The Marquette poll also finds that non-college Americans believe by 52 percent to 34 percent that Trump’s policies will increase inflation. Here again, only non-college white men believe Trump’s policies will decrease inflation, while non-college white women and especially non-college nonwhite Americans say his policies will increase it:

A recent CNN poll also shows a similar racial split among working-class voters. In that survey, non-college voters overall disapprove of Trump’s handling of tariffs by 59 percent to 41 percent. Among non-college white voters the split is 50–50. And according to CNN’s polling unit, among non-college nonwhite voters, it’s 71 percent disapproving versus only 28 percent approving.
There may be a structural explanation for these divides, says Richard Yeselson, a veteran labor analyst who has written perceptively about the nonwhite working class. Yeselson points out that as a general matter, working-class whites have tended to be more concentrated in heavy manufacturing and extractive industries, whereas working-class nonwhites often tend to have jobs in health care, service, retail, warehouse work, wholesale delivery trucking, and the like.
Many among the former might be inclined to think tariffs will protect their jobs (that’s actually not true, but put that aside for now). The latter, by contrast, might see their occupations as unlikely to gain from restrictions on trade, Yeselson notes.
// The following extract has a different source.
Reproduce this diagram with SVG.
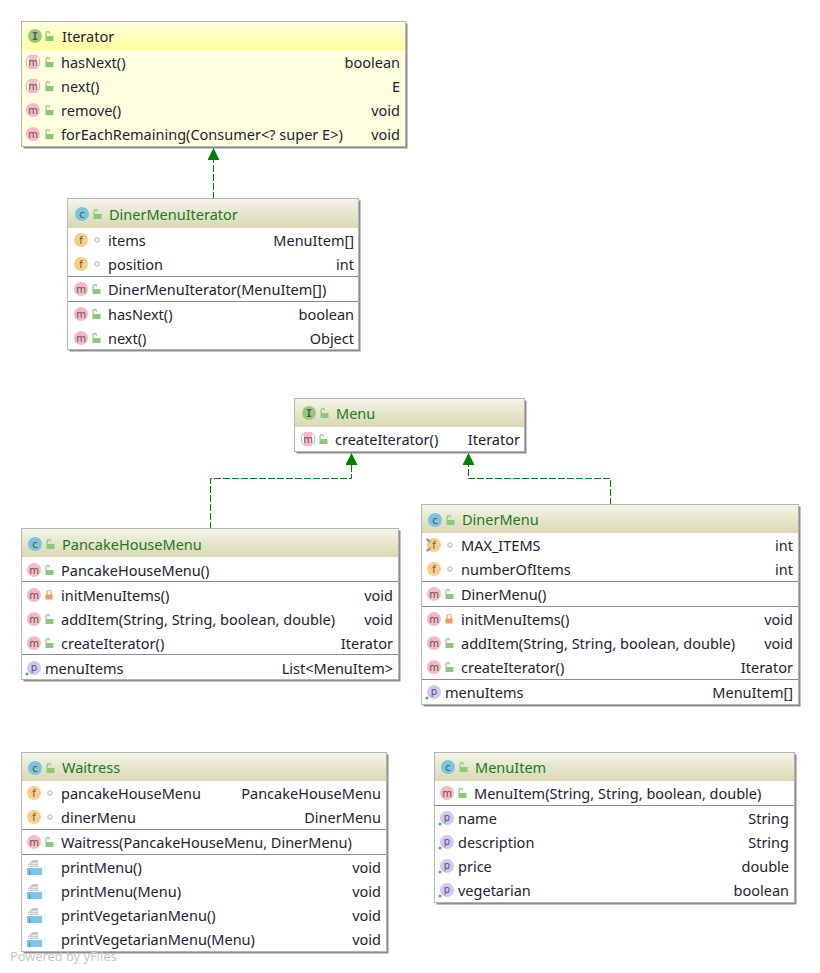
<svg xmlns="http://www.w3.org/2000/svg" width="820" height="973" viewBox="0 0 820 973">
<style>
text{font-family:"Noto Sans","DejaVu Sans",sans-serif;font-size:14.500px;fill:#1a2433}
.t{fill:#1a7a1a}
.r{text-anchor:end}
.box{fill:#fff;stroke:#b4b4b4;stroke-width:1}
.sh{fill:#8c8c8c}
.sep{stroke:#8c8c8c;stroke-width:1}
.hd{fill:url(#hg)}
.hy{fill:url(#hy)}
.l{font-size:10px;text-anchor:middle;fill:#555;font-family:"DejaVu Sans",sans-serif}
.lm{font-family:"DejaVu Sans Mono",monospace;font-weight:bold}
.wm{font-size:12.800px;fill:#c8c8c8}
.conn{fill:none;stroke:#008000;stroke-width:1;stroke-dasharray:7 2}
</style>
<defs>
<linearGradient id="hg" x1="0" y1="0" x2="0" y2="1"><stop offset="0" stop-color="#f4f4e8"/><stop offset="1" stop-color="#d8d8b4"/></linearGradient>
<linearGradient id="hy" x1="0" y1="0" x2="0" y2="1"><stop offset="0" stop-color="#ffffe0"/><stop offset="1" stop-color="#ffff9c"/></linearGradient>
<marker id="arr" markerUnits="userSpaceOnUse" markerWidth="14" markerHeight="14" refX="12" refY="6" orient="auto"><path d="M12 6L0 0V12Z" fill="#008000"/></marker>
<g id="open"><path d="M-3.500 0h8v5h-8z" fill="#8cc878"/><path d="M-3 0v-2.500a1.800 1.800 0 0 1 3.600 0" fill="none" stroke="#8cc878" stroke-width="1.200"/></g>
<g id="lock"><path d="M-3.500 -0.500h7v5h-7z" fill="#f09868"/><path d="M-2 -0.500v-2a2 2 0 0 1 4 0v2" fill="none" stroke="#f09868" stroke-width="1.200"/></g>
<g id="dot"><circle r="2.200" fill="#fff" stroke="#a8b0b8" stroke-width="1"/></g>
<g id="m"><circle r="7" fill="#fbb8c4"/><text class="l" y="3.500">m</text></g>
<g id="ma"><path d="M-4 -7h8v14h-8z" fill="#fbb8c4"/><path d="M-4.500 -6a9 9 0 0 0 0 12M4.500 -6a9 9 0 0 1 0 12" fill="none" stroke="#b8b8b8"/><text class="l" y="3.500">m</text></g>
<g id="f"><circle r="7" fill="#fbcd88"/><text class="l" y="3.500">f</text></g>
<g id="c"><circle r="7" fill="#7cc4dc"/><text class="l" y="3.500">c</text></g>
<g id="i"><circle r="7" fill="#98c87c"/><text class="l lm" y="3.500">I</text></g>
<g id="p"><circle r="7" fill="#d4c4f8"/><text class="l" y="3">p</text><circle cx="-7" cy="6" r="1.500" fill="#4caf50"/></g>
<g id="j"><path d="M-7 1h15v7h-15z" fill="#7cc8ec"/><path d="M-5.500 -3l4 -4h5.500v7h-9.500z" fill="#c4c8cc"/><path d="M-3 -3.500h7M-5.500 -1.500h9.500" stroke="#fff" stroke-width="0.600"/><text class="l" x="-4" y="7" style="font-size:6px">J</text></g>
</defs>
<g id="connectors">
<path class="conn" d="M213.500 199V148" marker-end="url(#arr)"/>
<path class="conn" d="M210.500 529V478.500H351.500V453" marker-end="url(#arr)"/>
<path class="conn" d="M610.500 505V478.500H468.500V453" marker-end="url(#arr)"/>
</g>
<g id="Iterator">
<rect class="sh" x="23.500" y="23.500" width="384" height="125"/><rect x="21.500" y="21.500" width="384" height="125" fill="#ffffe0" stroke="#b4b4b4"/><rect class="hy" x="22" y="22" width="383" height="28"/>
<use href="#i" x="35" y="36"/><use href="#open" x="49" y="36"/><text x="62" y="42">Iterator</text>
<use href="#ma" x="33" y="62"/><use href="#open" x="49" y="62"/><text x="61" y="68">hasNext()</text><text class="r" x="400" y="68">boolean</text>
<use href="#ma" x="33" y="86"/><use href="#open" x="49" y="86"/><text x="61" y="92">next()</text><text class="r" x="400" y="92">E</text>
<use href="#m" x="33" y="110"/><use href="#open" x="49" y="110"/><text x="61" y="116">remove()</text><text class="r" x="400" y="116">void</text>
<use href="#m" x="33" y="134"/><use href="#open" x="49" y="134"/><text x="61" y="140">forEachRemaining(Consumer&lt;? super E&gt;)</text><text class="r" x="400" y="140">void</text>
</g>
<g id="DinerMenuIterator">
<rect class="sh" x="69.500" y="200.500" width="291" height="151"/><rect class="box" x="67.500" y="198.500" width="291" height="151"/><rect class="hd" x="68" y="199" width="290" height="29"/>
<use href="#c" x="82" y="214"/><use href="#open" x="97" y="214"/><text class="t" x="109" y="220">DinerMenuIterator</text>
<use href="#f" x="81" y="240"/><use href="#dot" x="97" y="240"/><text x="108" y="246">items</text><text class="r" x="354" y="246">MenuItem[]</text>
<use href="#f" x="81" y="264"/><use href="#dot" x="97" y="264"/><text x="108" y="270">position</text><text class="r" x="354" y="270">int</text>
<path class="sep" d="M68 276.500H358"/>
<use href="#m" x="81" y="289"/><use href="#open" x="96" y="289"/><text x="108" y="295">DinerMenuIterator(MenuItem[])</text>
<path class="sep" d="M68 301.500H358"/>
<use href="#m" x="81" y="314"/><use href="#open" x="96" y="314"/><text x="108" y="320">hasNext()</text><text class="r" x="354" y="320">boolean</text>
<use href="#m" x="81" y="338"/><use href="#open" x="96" y="338"/><text x="108" y="344">next()</text><text class="r" x="354" y="344">Object</text>
</g>
<g id="Menu">
<rect class="sh" x="296.500" y="400.500" width="230" height="53"/><rect class="box" x="294.500" y="398.500" width="230" height="53"/><rect class="hd" x="295" y="399" width="229" height="28"/>
<use href="#i" x="309" y="413"/><use href="#open" x="324" y="413"/><text class="t" x="336" y="419">Menu</text>
<use href="#ma" x="308" y="439"/><use href="#open" x="323" y="439"/><text x="335" y="445">createIterator()</text><text class="r" x="520" y="445">Iterator</text>
</g>
<g id="PancakeHouseMenu">
<rect class="sh" x="23.500" y="530.500" width="377" height="151"/><rect class="box" x="21.500" y="528.500" width="377" height="151"/><rect class="hd" x="22" y="529" width="376" height="28"/>
<use href="#c" x="35" y="544"/><use href="#open" x="50" y="544"/><text class="t" x="62" y="550">PancakeHouseMenu</text>
<use href="#m" x="34" y="570"/><use href="#open" x="49" y="570"/><text x="61" y="576">PancakeHouseMenu()</text>
<path class="sep" d="M22 581.500H398"/>
<use href="#m" x="34" y="595"/><use href="#lock" x="49" y="595"/><text x="61" y="601">initMenuItems()</text><text class="r" x="393" y="601">void</text>
<use href="#m" x="34" y="619"/><use href="#open" x="49" y="619"/><text x="61" y="625">addItem(String, String, boolean, double)</text><text class="r" x="393" y="625">void</text>
<use href="#m" x="34" y="643"/><use href="#open" x="49" y="643"/><text x="61" y="649">createIterator()</text><text class="r" x="393" y="649">Iterator</text>
<path class="sep" d="M22 654.500H398"/>
<use href="#p" x="34" y="668"/><text x="45" y="674">menuItems</text><text class="r" x="393" y="674">List&lt;MenuItem&gt;</text>
</g>
<g id="DinerMenu">
<rect class="sh" x="423.500" y="506.500" width="377" height="200"/><rect class="box" x="421.500" y="504.500" width="377" height="200"/><rect class="hd" x="422" y="505" width="376" height="28"/>
<use href="#c" x="435" y="520"/><use href="#open" x="450" y="520"/><text class="t" x="462" y="525">DinerMenu</text>
<use href="#f" x="434" y="545"/><use href="#dot" x="450" y="545"/><text x="461" y="551">MAX_ITEMS</text><text class="r" x="793" y="551">int</text>
<path d="M427 538l4 3l-1 2l-4 -3zM427 552l4 -3l-1 -2l-4 3z" fill="#8a98a8"/>
<use href="#f" x="434" y="569"/><use href="#dot" x="450" y="569"/><text x="461" y="575">numberOfItems</text><text class="r" x="793" y="575">int</text>
<path class="sep" d="M422 581.500H798"/>
<use href="#m" x="434" y="594"/><use href="#open" x="449" y="594"/><text x="461" y="600">DinerMenu()</text>
<path class="sep" d="M422 606.500H798"/>
<use href="#m" x="434" y="619"/><use href="#lock" x="449" y="619"/><text x="461" y="625">initMenuItems()</text><text class="r" x="793" y="625">void</text>
<use href="#m" x="434" y="643"/><use href="#open" x="449" y="643"/><text x="461" y="649">addItem(String, String, boolean, double)</text><text class="r" x="793" y="649">void</text>
<use href="#m" x="434" y="667"/><use href="#open" x="449" y="667"/><text x="461" y="673">createIterator()</text><text class="r" x="793" y="673">Iterator</text>
<path class="sep" d="M422 679.500H798"/>
<use href="#p" x="434" y="692"/><text x="445" y="698">menuItems</text><text class="r" x="793" y="698">MenuItem[]</text>
</g>
<g id="Waitress">
<rect class="sh" x="23.500" y="754.500" width="365" height="199"/><rect class="box" x="21.500" y="752.500" width="365" height="199"/><rect class="hd" x="22" y="753" width="364" height="28"/>
<use href="#c" x="35" y="768"/><use href="#open" x="50" y="768"/><text class="t" x="62" y="773">Waitress</text>
<use href="#f" x="34" y="793"/><use href="#dot" x="50" y="793"/><text x="61" y="799">pancakeHouseMenu</text><text class="r" x="381" y="799">PancakeHouseMenu</text>
<use href="#f" x="34" y="817"/><use href="#dot" x="50" y="817"/><text x="61" y="823">dinerMenu</text><text class="r" x="381" y="823">DinerMenu</text>
<path class="sep" d="M22 829.500H386"/>
<use href="#m" x="34" y="842"/><use href="#open" x="49" y="842"/><text x="61" y="848">Waitress(PancakeHouseMenu, DinerMenu)</text>
<path class="sep" d="M22 854.500H386"/>
<use href="#j" x="34" y="867"/><text x="61" y="873">printMenu()</text><text class="r" x="381" y="873">void</text>
<use href="#j" x="34" y="891"/><text x="61" y="897">printMenu(Menu)</text><text class="r" x="381" y="897">void</text>
<use href="#j" x="34" y="915"/><text x="61" y="921">printVegetarianMenu()</text><text class="r" x="381" y="921">void</text>
<use href="#j" x="34" y="939"/><text x="61" y="945">printVegetarianMenu(Menu)</text><text class="r" x="381" y="945">void</text>
</g>
<g id="MenuItem">
<rect class="sh" x="436.500" y="754.500" width="360" height="150"/><rect class="box" x="434.500" y="752.500" width="360" height="150"/><rect class="hd" x="435" y="753" width="359" height="28"/>
<use href="#c" x="448" y="767"/><use href="#open" x="463" y="767"/><text class="t" x="475" y="773">MenuItem</text>
<use href="#m" x="447" y="793"/><use href="#open" x="462" y="793"/><text x="474" y="799">MenuItem(String, String, boolean, double)</text>
<path class="sep" d="M435 805.500H794"/>
<use href="#p" x="447" y="818"/><text x="458" y="824">name</text><text class="r" x="789" y="824">String</text>
<use href="#p" x="447" y="842"/><text x="458" y="848">description</text><text class="r" x="789" y="848">String</text>
<use href="#p" x="447" y="866"/><text x="458" y="872">price</text><text class="r" x="789" y="872">double</text>
<use href="#p" x="447" y="890"/><text x="458" y="896">vegetarian</text><text class="r" x="789" y="896">boolean</text>
</g>
<text class="wm" x="10" y="961">Powered by yFiles</text>
</svg>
“The nonwhite working class are disproportionately working in those industries where they perceive they’re not going to get a benefit,” Yeselson tells me. “If you’re working in an Amazon warehouse, Amazon is getting all these 50-inch televisions and iPhones from China. Those will not only be more expensive for consumers, but Amazon is already canceling some of these orders altogether. That’s bad news for port truck drivers and warehouse workers who are disproportionately nonwhite.”
It’s true that Trump’s most loyal voters among the white working class might think tariffs will protect them. But if his advisers are telling him this means working-class voters more broadly support them, then they may be operating from a nostalgic, outdated picture of the working class—one that is also likely seductive to Trump.
All of which may give Democrats an opening. Trump’s win was driven in part by his ability to win over low-propensity, nonwhite, working-class voters who were alienated by the cost of living crisis. So the tariff fallout could give Democrats a way to appeal to those voters again, especially if and when prices rise.
Why would any of this get better for Trump over time? If anything, the media scrutiny of his tariffs continues to intensify as the specifics come out and the true depths of incoherence and recklessness on display here are laid bare. The global uproar continues to mount as other nations announce reciprocal tariffs. National headlines continue to blare forth news of markets collapsing.
This is exactly the sort of atmosphere of crisis that has the capacity to pierce through people’s information silos. Well, with the exception of one person’s information silo, anyway: that of the Audience of One.